What Is Gross Income Multiplier
The Gross Income Multiplier (GIM) is a quick valuation metric that divides a property's sale price by its annual gross rental income. A property selling for $500,000 with $50,000 in annual gross income has a GIM of 10. Assessors use this ratio to value income-producing properties, particularly multi-family rentals and commercial spaces, when comparable sales are limited.
This method differs fundamentally from the Income Approach, which accounts for operating expenses and vacancy rates. GIM ignores those factors and relies solely on top-line revenue, making it useful for quick screening but problematic as a standalone valuation tool in appeals.
How GIM Affects Your Assessment
Tax assessors often apply GIM to justify inflated valuations on rental properties and commercial buildings.
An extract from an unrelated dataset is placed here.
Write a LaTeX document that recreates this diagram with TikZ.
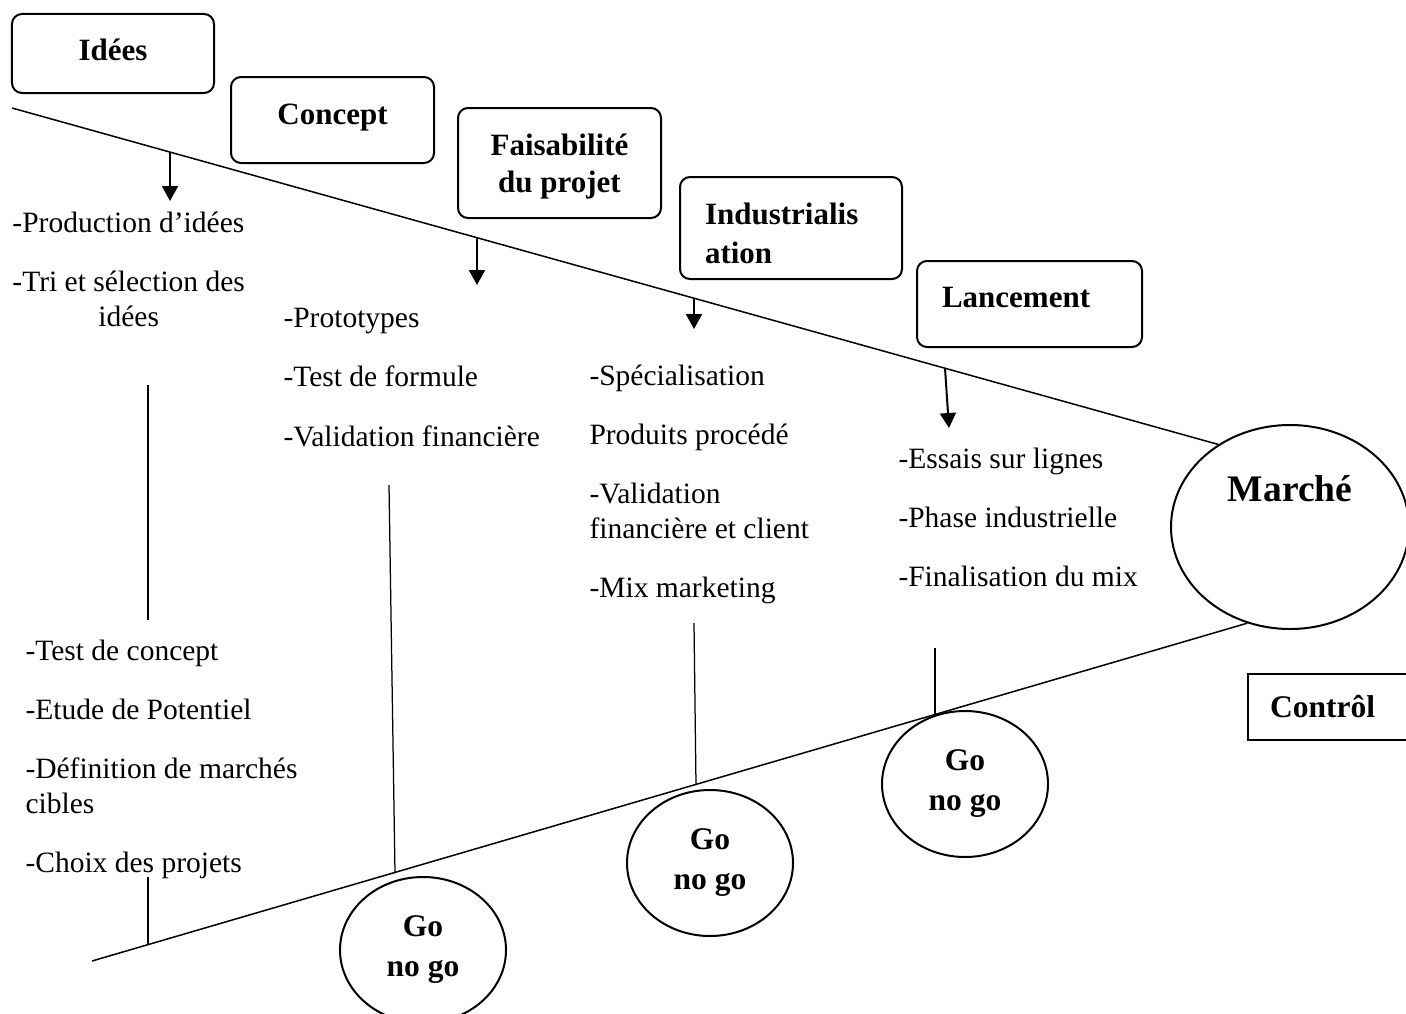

If your county assessed your four-unit apartment at $400,000 using a GIM of 8 (based on $50,000 gross annual rent), you can challenge this at your board of review hearing by presenting recent comparable sales with actual GIM data from your market.
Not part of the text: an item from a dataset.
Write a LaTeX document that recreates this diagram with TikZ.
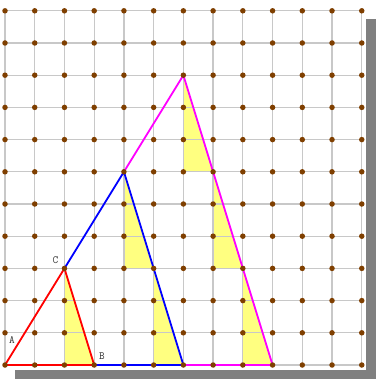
\documentclass[tikz,border=0pt]{standalone}
\definecolor{gridgray}{HTML}{C8C8C8}
\definecolor{dotbrown}{HTML}{7F3F00}
\definecolor{shadowgray}{HTML}{808080}
\definecolor{fillyellow}{HTML}{FFFF80}
\definecolor{magentaline}{HTML}{FF00FF}
\tikzset{
  gridline/.style={draw=gridgray, line width=1.3pt},
  gdot/.style={circle, fill=dotbrown, inner sep=0pt, minimum size=5.5pt},
  tri/.style={line width=1.8pt, line join=round, line cap=round},
  yel/.style={fill=fillyellow},
  lab/.style={font=\ttfamily\fontsize{11pt}{12pt}\selectfont, text=black!80, inner sep=0pt}
}
\begin{document}
\begin{tikzpicture}
\useasboundingbox (0pt,0pt) rectangle (376pt,-379pt);
\fill[shadowgray] (15pt,-19pt) rectangle (376pt,-379pt);
\fill[white] (0pt,0pt) rectangle (366pt,-370pt);
\begin{scope}[shift={(5pt,-365pt)}, x=29.73pt, y=32.2pt]
  % yellow triangles
  \fill[yel] (2,0) -- (2,3) -- (3,0) -- cycle;
  \fill[yel] (4,3) -- (4,6) -- (5,3) -- cycle;
  \fill[yel] (5,0) -- (5,3) -- (6,0) -- cycle;
  \fill[yel] (6,6) -- (6,9) -- (7,6) -- cycle;
  \fill[yel] (7,3) -- (7,6) -- (8,3) -- cycle;
  \fill[yel] (8,0) -- (8,3) -- (9,0) -- cycle;
  % grid
  \foreach \i in {0,...,12} \draw[gridline] (\i,0) -- (\i,11);
  \foreach \j in {0,...,11} \draw[gridline] (0,\j) -- (12,\j);
  % named points
  \coordinate (A) at (0,0);
  \coordinate (B) at (3,0);
  \coordinate (C) at (2,3);
  \coordinate (D) at (6,0);
  \coordinate (E) at (4,6);
  \coordinate (F) at (9,0);
  \coordinate (G) at (6,9);
  % triangles
  \draw[tri, magentaline] (E) -- (G) -- (F) -- (D);
  \draw[tri, blue] (C) -- (E) -- (D) -- (B);
  \draw[tri, red] (B) -- (A) -- (C) -- cycle;
  % dots
  \foreach \i in {0,...,12} \foreach \j in {0,...,11} \node[gdot] (d-\i-\j) at (\i,\j) {};
\end{scope}
\node[lab] (la) at (12pt,-340.5pt) {A};
\node[lab] (lb) at (102pt,-356pt) {B};
\node[lab] (lc) at (55.5pt,-260pt) {C};
\end{tikzpicture}
\end{document}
The problem: assessors sometimes use outdated GIM ratios or apply ratios from different property types. A 2023 study of 15 major markets found GIM ratios ranging from 6.5 to 12 depending on property condition, location, and tenant mix. Using a blanket GIM of 9 across all properties in a jurisdiction creates systematic overvaluation.
During your appeal, request the specific GIM calculation the assessor used. Ask for the comparable sales data supporting that ratio. If the assessment ratio in your county averages 35-40% of market value (standard in most states), but your property was assessed at 50%, you have evidence of inequitable treatment.
GIM vs. Net Operating Income Method
The Net Operating Income approach subtracts operating expenses (maintenance, insurance, property taxes, management fees, vacancy loss) from gross income, then divides by a capitalization rate. A property with $50,000 gross income and $20,000 in annual expenses produces $30,000 NOI. Using a 6% cap rate gives a value of $500,000.
GIM ignores all expenses, which inflates valuations. This is why NOI is legally preferred in many states for income property appeals. When fighting an assessment based purely on GIM, demand that the assessor apply NOI methodology or explain in writing why GIM is appropriate for your property type.
Using GIM Data in Your Appeal
- Obtain recent comparable sales of similar properties in your area and calculate their actual GIM ratios from public records
- Document your property's actual gross income (use Schedule E tax forms or lease agreements, not assessor estimates)
- Compare the assessor's implied GIM against market GIM data from your county or similar jurisdictions
- Request the assessor's valuation methodology in writing before your board of review hearing
- Present a professional appraisal using NOI method if GIM-based assessment significantly exceeds comparable sales
Common Questions
- Can I use GIM to lower my assessment? Only if you can show the assessor applied a higher GIM than comparable sales justify. If your property sold for $500,000 last year but is assessed at $600,000, the implied GIM is too high and you have a clear appeal case.
- What GIM ratio should my property have? Check recent sales of similar properties in your market. Multi-family homes typically run 7-10, office buildings 8-12, depending on property condition and tenant quality. Your county assessor should have this data.
- Does GIM apply to owner-occupied rental homes? Some assessors use GIM for any rental income property. If your primary residence has a rental unit, ask whether GIM or residential appraisal methods apply. Mixing methods often indicates assessment error.